Whether or not she overcomes the odds—and state voting laws that strongly favor incumbents—her campaign has already been remarkably successful in pushing Cuomo, a conservative Democrat despite his recent self-styling as a leader of the anti-Trump #Resistance, to embrace positions that he has resisted in the past, from marijuana legalization to the dismantling of the Independent Democratic Conference, a group of Democratic state senators who allied themselves with Republicans.
Meanwhile, Cuomo has in recent days come under scrutiny for a host of eyebrow-raising incidents, from allegations that his administration pushed for the opening of a new bridge—named after Cuomo’s father, the former governor Mario Cuomo, no less—before it was safe to do so to his campaign’s role in the mailing of a much-criticized flier paid for by the state’s Democratic Party that heavily implied Nixon is anti-Semitic.
These are some of the differences in both style and substance that, Nixon says, set her apart from her opponent and illustrate the stakes of an election that has become a referendum on the centrist status quo across New York state. She spoke with Jezebel about what she’s already accomplished during her campaign, what she believes is driving support for progressive candidates across the country, and (sorry, but I had to) her notorious bagel order. This interview has been lightly edited for length and clarity.
JEZEBEL: Andrew Cuomo loves the optics of being progressive, but in reality is reluctant to pass progressive legislation, often hires Republican staffers, and collaborated with the IDC, a group of state Democrats that caucuses with Republicans. You have rooted your campaign in listening to and working with grassroots movements. Why do you think that Cuomo’s brand of style over substance has been so successful in New York state, up to this point?
CYNTHIA NIXON: I don’t think it has been successful. I think he’s a very astute politician in that he’s very good at saying one thing and doing another. He’s very good at pleasing his donors, his Republican donors, people looking for tax breaks, for lucrative state contracts. He’s very good at doing a fraction of the whole thing and claiming the whole, like with raising the minimum wage, and then claiming leadership on it. I think what he’s been really good at is ceding power to the Republicans, and anything he didn’t get done in New York, saying he couldn’t do it because the Republicans wouldn’t let him. What he has been really good at doing is, behind closed doors, playing both sides of the fence.

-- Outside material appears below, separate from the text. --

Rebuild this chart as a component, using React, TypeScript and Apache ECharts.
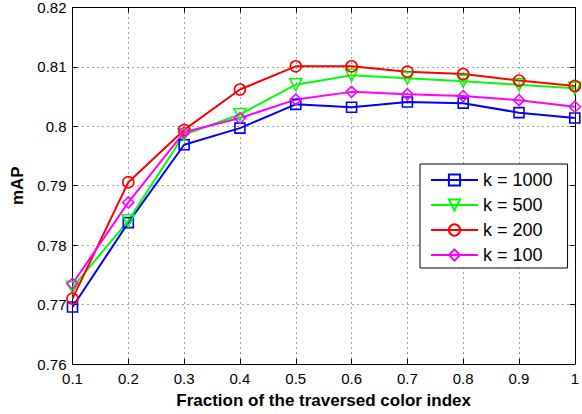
import React, { useEffect, useRef } from "react";
import * as echarts from "echarts";

const xValues = [0.1, 0.2, 0.3, 0.4, 0.5, 0.6, 0.7, 0.8, 0.9, 1.0];
const k1000 = [0.7696, 0.7838, 0.7969, 0.7997, 0.8037, 0.8032, 0.8041, 0.8039, 0.8023, 0.8014];
const k500 = [0.7729, 0.7841, 0.7986, 0.8020, 0.8070, 0.8086, 0.8081, 0.8076, 0.8070, 0.8064];
const k200 = [0.7710, 0.7906, 0.7994, 0.8062, 0.8101, 0.8101, 0.8092, 0.8088, 0.8077, 0.8068];
const k100 = [0.7735, 0.7872, 0.7990, 0.8014, 0.8045, 0.8058, 0.8054, 0.8051, 0.8044, 0.8033];
const seriesNames = ["k = 1000", "k = 500", "k = 200", "k = 100"];

const fmt = (v: number) => String(parseFloat(v.toFixed(3)));

export default function App() {
  const ref = useRef<HTMLDivElement>(null);
  useEffect(() => {
    if (!ref.current) return;
    const chart = echarts.init(ref.current, null, { renderer: "svg" });
    const font = "Liberation Sans, Arial, sans-serif";
    const mk = (name: string, data: number[], color: string, symbol: string, size: number, rotate = 0) => ({
      name,
      type: "line",
      data: xValues.map((x, i) => [x, data[i]]),
      symbol,
      symbolSize: size,
      symbolRotate: rotate,
      showSymbol: true,
      lineStyle: { color, width: 2 },
      itemStyle: { color: "rgba(255,255,255,0)", borderColor: color, borderWidth: 1.6 },
      emphasis: { disabled: true },
      z: 3,
    });
    const splitStyle = { show: true, lineStyle: { color: "#444", width: 1, type: [1, 4] } };
    chart.setOption({
      animation: false,
      backgroundColor: "#fff",
      grid: { left: 72.5, right: 4.5, top: 7, bottom: 48, show: false },
      legend: {
        orient: "vertical",
        left: 420,
        top: 164,
        itemWidth: 47,
        itemHeight: 14,
        itemGap: 7,
        padding: [7, 15, 4, 10],
        borderColor: "#000",
        borderWidth: 1,
        backgroundColor: "#fff",
        textStyle: { fontFamily: font, fontSize: 18, color: "#000" },
        data: seriesNames,
      },
      xAxis: [
        {
          type: "value",
          min: 0.1,
          max: 1,
          interval: 0.1,
          name: "Fraction of the traversed color index",
          nameLocation: "middle",
          nameGap: 28,
          nameTextStyle: { fontFamily: font, fontSize: 17, fontWeight: "bold", color: "#000" },
          axisLine: { show: true, lineStyle: { color: "#000", width: 1 } },
          axisTick: { show: true, inside: true, length: 5, lineStyle: { color: "#000" } },
          axisLabel: { fontFamily: font, fontSize: 15, color: "#000", margin: 7, formatter: fmt },
          splitLine: splitStyle,
        },
        {
          type: "value",
          position: "top",
          min: 0.1,
          max: 1,
          interval: 0.1,
          axisLine: { show: true, lineStyle: { color: "#000", width: 1 } },
          axisTick: { show: true, inside: true, length: 5, lineStyle: { color: "#000" } },
          axisLabel: { show: false },
          splitLine: { show: false },
        },
      ],
      yAxis: [
        {
          type: "value",
          min: 0.76,
          max: 0.82,
          interval: 0.01,
          name: "mAP",
          nameLocation: "middle",
          nameGap: 43,
          nameTextStyle: { fontFamily: font, fontSize: 17, fontWeight: "bold", color: "#000" },
          axisLine: { show: true, lineStyle: { color: "#000", width: 1 } },
          axisTick: { show: true, inside: true, length: 5, lineStyle: { color: "#000" } },
          axisLabel: { fontFamily: font, fontSize: 15, color: "#000", margin: 6, formatter: fmt },
          splitLine: splitStyle,
        },
        {
          type: "value",
          position: "right",
          min: 0.76,
          max: 0.82,
          interval: 0.01,
          axisLine: { show: true, lineStyle: { color: "#000", width: 1 } },
          axisTick: { show: true, inside: true, length: 5, lineStyle: { color: "#000" } },
          axisLabel: { show: false },
          splitLine: { show: false },
        },
      ],
      series: [
        mk(seriesNames[0], k1000, "#0000ff", "rect", 10),
        mk(seriesNames[1], k500, "#00ff00", "triangle", 12, 180),
        mk(seriesNames[2], k200, "#ff0000", "circle", 11),
        mk(seriesNames[3], k100, "#ff00ff", "diamond", 11),
      ],
    });
    return () => chart.dispose();
  }, []);
  return <div ref={ref} style={{ width: 582, height: 414, position: "absolute", left: 0, top: 0 }} />;
}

But I think what’s happening now is that we’re in a really progressive moment. People want Democrats to bring home progressive change, who aren’t just anti-Trump, who want not just incremental change but transformational change—ending mass incarceration, making New York a sanctuary state, offering drivers licenses [to undocumented immigrants]. People want the Democratic Party to really stand for something. We have to be real blue Democrats, and I think he’s trapped back in 2010. I think he’s trying to shift with the political winds, and he’s caught on too late.
He’s woven this narrative that he’s more progressive than he is. What we’ve seen in this cycle is that people are getting pretty fed up with that.